Batterer's intervention counseling and a peer-to-peer mentor relationship with a teammate or staff member would be a good place to start. If said player is one of the tiny percent of people who has been falsely accused, he'll get valuable treatment and education he can spread to his teammates and family.
It's a small price to pay for the privilege of playing in the NFL and making millions of dollars, and it's certainly better than the alternative in place now -- not treating the problem at all. If not for the Rice incident showing us, in black and white, just how ugly domestic violence truly is, we probably wouldn't even be having conversations about Hardy and McDonald. Their incidents likely would've been swept under the rug, crudely categorized as "a private matter between two people" rather than a serious crime.

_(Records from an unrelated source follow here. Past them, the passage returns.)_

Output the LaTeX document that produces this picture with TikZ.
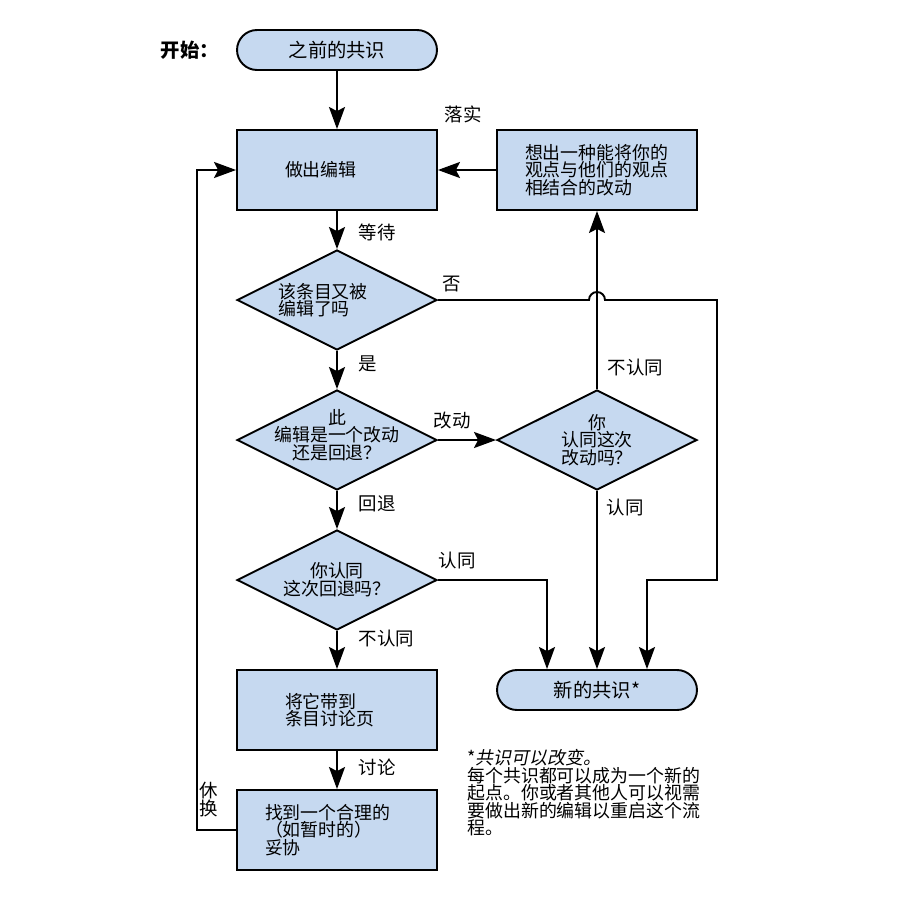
\documentclass[tikz,border=0pt]{standalone}
\usepackage{fontspec}
\setmainfont{Noto Sans CJK SC}[AutoFakeSlant=0.2]
\usepackage{tikz}
\usetikzlibrary{
  arrows.meta,
  shapes.geometric,
  positioning}
\definecolor{boxblue}{RGB}{198,217,240}

\begin{document}
\begin{tikzpicture}[x=0.02cm,y=-0.02cm]
\fill[white] (0,0) rectangle (900,900);
\useasboundingbox (0,0) rectangle (900,900);
\tikzset{
  every node/.style={font=\fontsize{10.2}{10}\selectfont},
  flow/.style={draw, line width=1.1pt},
  arr/.style={flow, -{Stealth[length=4.4mm,width=3.2mm,inset=0.8mm]}},
  terminal/.style={flow, fill=boxblue, rounded corners=0.4cm, minimum width=4cm, minimum height=0.8cm, inner sep=0pt, font=\fontsize{11}{11}\selectfont},
  process/.style={flow, fill=boxblue, minimum width=4cm, minimum height=1.6cm, inner ysep=0pt, align=left},
  decision/.style={flow, fill=boxblue, diamond, minimum width=4cm, minimum height=2cm, inner sep=0pt},
  lbl/.style={inner sep=0pt, font=\fontsize{10.5}{10.5}\selectfont},
}
\node[terminal] (start) at (337,50) {之前的共识};
\node[font=\fontsize{11}{11}\selectfont\bfseries, inner sep=0pt, left=0.34cm of start] (begin) {开始：};
\node[process, text width=2.08cm, inner xsep=0.96cm] (edit) at (337,170) {做出编辑};
\node[process, text width=2.88cm, inner xsep=0.56cm] (idea) at (597,170) {想出一种能将你的\\观点与他们的观点\\相结合的改动};
\node[decision, label={[align=left, xshift=-0.28cm]center:该条目又被\\编辑了吗}] (q1) at (337,300) {};
\node[decision, label={[align=center, yshift=0.1cm]center:此\\编辑是一个改动\\还是回退？}] (q2) at (337,440) {};
\node[decision, label={[align=center]center:你\\认同这次\\改动吗？}] (q3) at (597,440) {};
\node[decision, label={[align=center]center:你认同\\这次回退吗？}] (q4) at (337,580) {};
\node[process, text width=2.08cm, inner xsep=0.96cm] (talk) at (337,710) {将它带到\\条目讨论页};
\node[process, text width=2.88cm, inner xsep=0.56cm] (comp) at (337,830) {找到一个合理的\\（如暂时的）\\妥协};
\node[terminal] (new) at (597,690) {新的共识*};
\node[anchor=north west, align=left, inner sep=0pt] (note) at (467,749) {*\textit{共识可以改变。}\\每个共识都可以成为一个新的\\起点。你或者其他人可以视需\\要做出新的编辑以重启这个流\\程。};

\coordinate (rside) at (717,580);
\coordinate (lside) at (197,830);

\draw[arr] (start) -- (edit);
\draw[arr] (idea) -- node[lbl, xshift=-0.08cm, yshift=1.12cm] (ldo) {落实} (edit);
\draw[arr] (edit) -- node[lbl, anchor=west, xshift=0.42cm, pos=0.57] (lwait) {等待} (q1);
\draw[arr] (q1) -- node[lbl, anchor=west, xshift=0.42cm, pos=0.33] (lyes) {是} (q2);
\draw[arr] (q2) -- node[lbl, anchor=south west, pos=0, xshift=-0.1cm, yshift=0.2cm] (lchg) {改动} (q3);
\draw[arr] (q2) -- node[lbl, anchor=west, xshift=0.42cm, pos=0.33] (lrev) {回退} (q4);
\draw[arr] (q4) -- node[lbl, anchor=west, xshift=0.42cm, pos=0.2] (lno1) {不认同} (talk);
\draw[arr] (talk) -- node[lbl, anchor=west, xshift=0.42cm, pos=0.43] (ldisc) {讨论} (comp);
\draw[arr] (q3) -- node[lbl, anchor=west, xshift=0.2cm, pos=0.12] (lno2) {不认同} (idea);
\draw[arr] (q3) -- node[lbl, anchor=west, xshift=0.18cm, pos=0.094] (lyes2) {认同} (new);
\draw[arr] (q4.east) -| node[lbl, anchor=south west, pos=0, yshift=0.2cm] (lyes3) {认同} ([xshift=-1cm]new.north);
\draw[arr] (q1.east) -- node[lbl, anchor=south west, pos=0, xshift=0.08cm, yshift=0.15cm] (lno3) {否} ([xshift=-0.16cm]q1.east -| idea.south) arc[start angle=180, end angle=0, radius=0.16cm] -- (q1.east -| rside) -- (rside) -| ([xshift=1cm]new.north);
\draw[arr] (comp.west) -- (lside) |- node[lbl, pos=0.023, anchor=west, align=center, xshift=0.04cm] (lswap) {休\\换} (edit.west);
\end{tikzpicture}
\end{document}
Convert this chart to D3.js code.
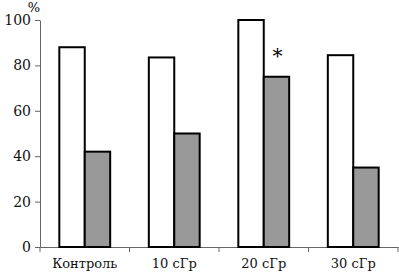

Fans deserve better. And you know what? So do the players and their loved ones. Turning a blind eye to the issue so your team can be better on Sundays won't stop the cycle of violence. It's not the NFL's job to police these men. But if they're going to put them in uniform and allow them to be a part of the most influential sports league in the country, they should care about what goes on when they're not on the field. They should care about the message they send fans by lionizing and aggrandizing these men and they should care whether their willful ignorance is helping contribute to the pain and suffering of the people that these men go home to.
Like a lot of Bears fans, I likely won't ever feel right cheering for McDonald. But if the Bears were to publicly broadcast that they expect more from him than just tackles and sacks, it would help. If they were to publicly detail a treatment program for him, pointing out the expectations and requirements he'll have to meet in order to stay on the roster, fans might believe that a second chance in the NFL is about more than just wins and losses.